U.S. officials cleared of violating federal law in push for Kenyan constitution

Amanda Carey Contributor

A State Department report released late last week clears the Obama administration, and specifically the U.S. Ambassador to Kenya Michael Ranneberger, of improperly supporting the new Kenyan constitution that legalizes abortion.

The report, produced by the State Department’s Office of Inspector General, concludes that it did not find that U.S. officials made “any private or public statements … expressing either a positive or negative position on the abortion provision in the draft Kenyan constitution, nor did they attempt to influence any Kenyan’s opinion, either positively or negatively, on the abortion provision.”

As The Daily Caller previously reported, an investigation initiated by three Republican lawmakers – Republican Reps. Darrell Issa of California, Chris Smith of New Jersey, and Ileana Ros-Lehtinen of Florida – revealed that the U.S. has spent $23 million in support of the “Yes” campaign in Kenya which sought to promote a new Kenyan constitution, a provision of which legalized abortion.

There was concern that the financial support, as well as verbal support by President Obama and members of his administration, violated a federal law known as the Siljander Amendment. The law forbids lobbying by the U.S. government for or against abortion.

Earlier this summer, Vice President Biden visited Kenya and said during a speech that the U.S. “strongly supports the process of a constitutional reform.” He also added that, “If you make these changes, I promise you, new foreign private investment will come in like you’ve never seen.”

Additionally, Ambassador Ranneberger told Kenyans that the U.S. was ready to shell out $2 million to support the constitutional process and the “implementation of the reform agenda.”

While the report clears Ranneberger of lobbying specifically for the abortion provision in the Kenyan constitution, it did note that the ambassador was “advocating for a ‘Yes’ vote on the constitution itself.”

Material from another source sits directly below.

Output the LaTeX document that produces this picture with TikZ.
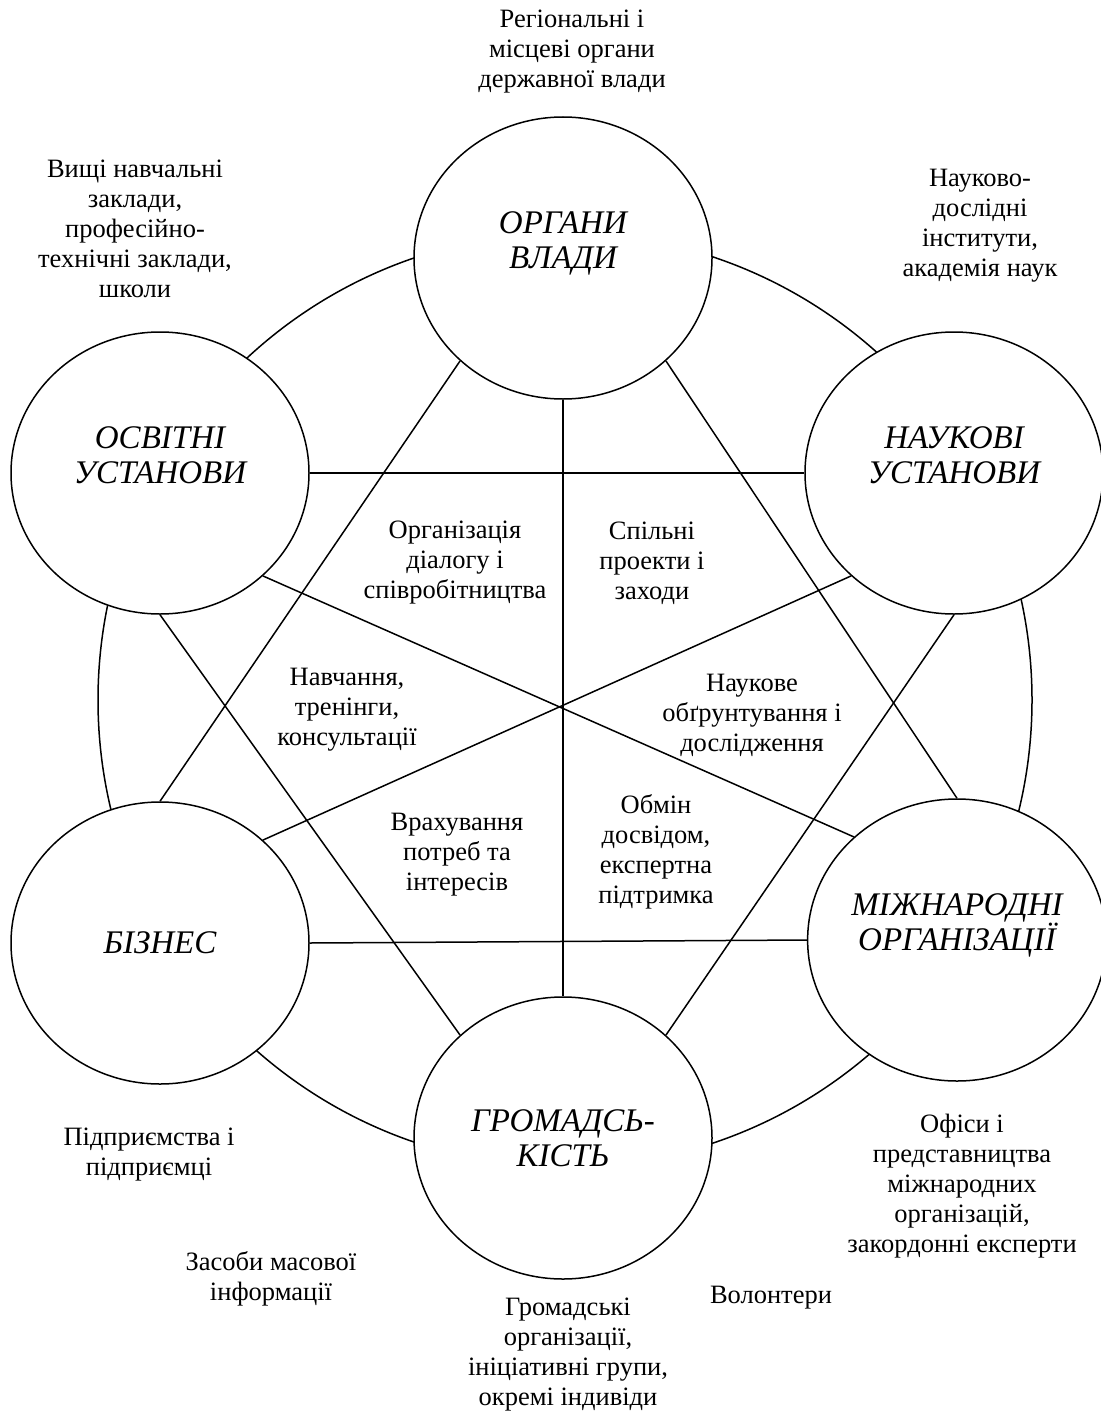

Concerning the $23 million of federal funds that went to pro-abortion groups in Kenya supporting the new proposed constitution, the report says that Ranneberger did “not review the specific grant language and had been unaware of the specific wording.” Thus, because the ambassador was unaware of the specific Kenyan groups that had been awarded grants, he cannot be charged with violating any law.

Rep. Chris Smith’s office did not respond to requests to comment by press time.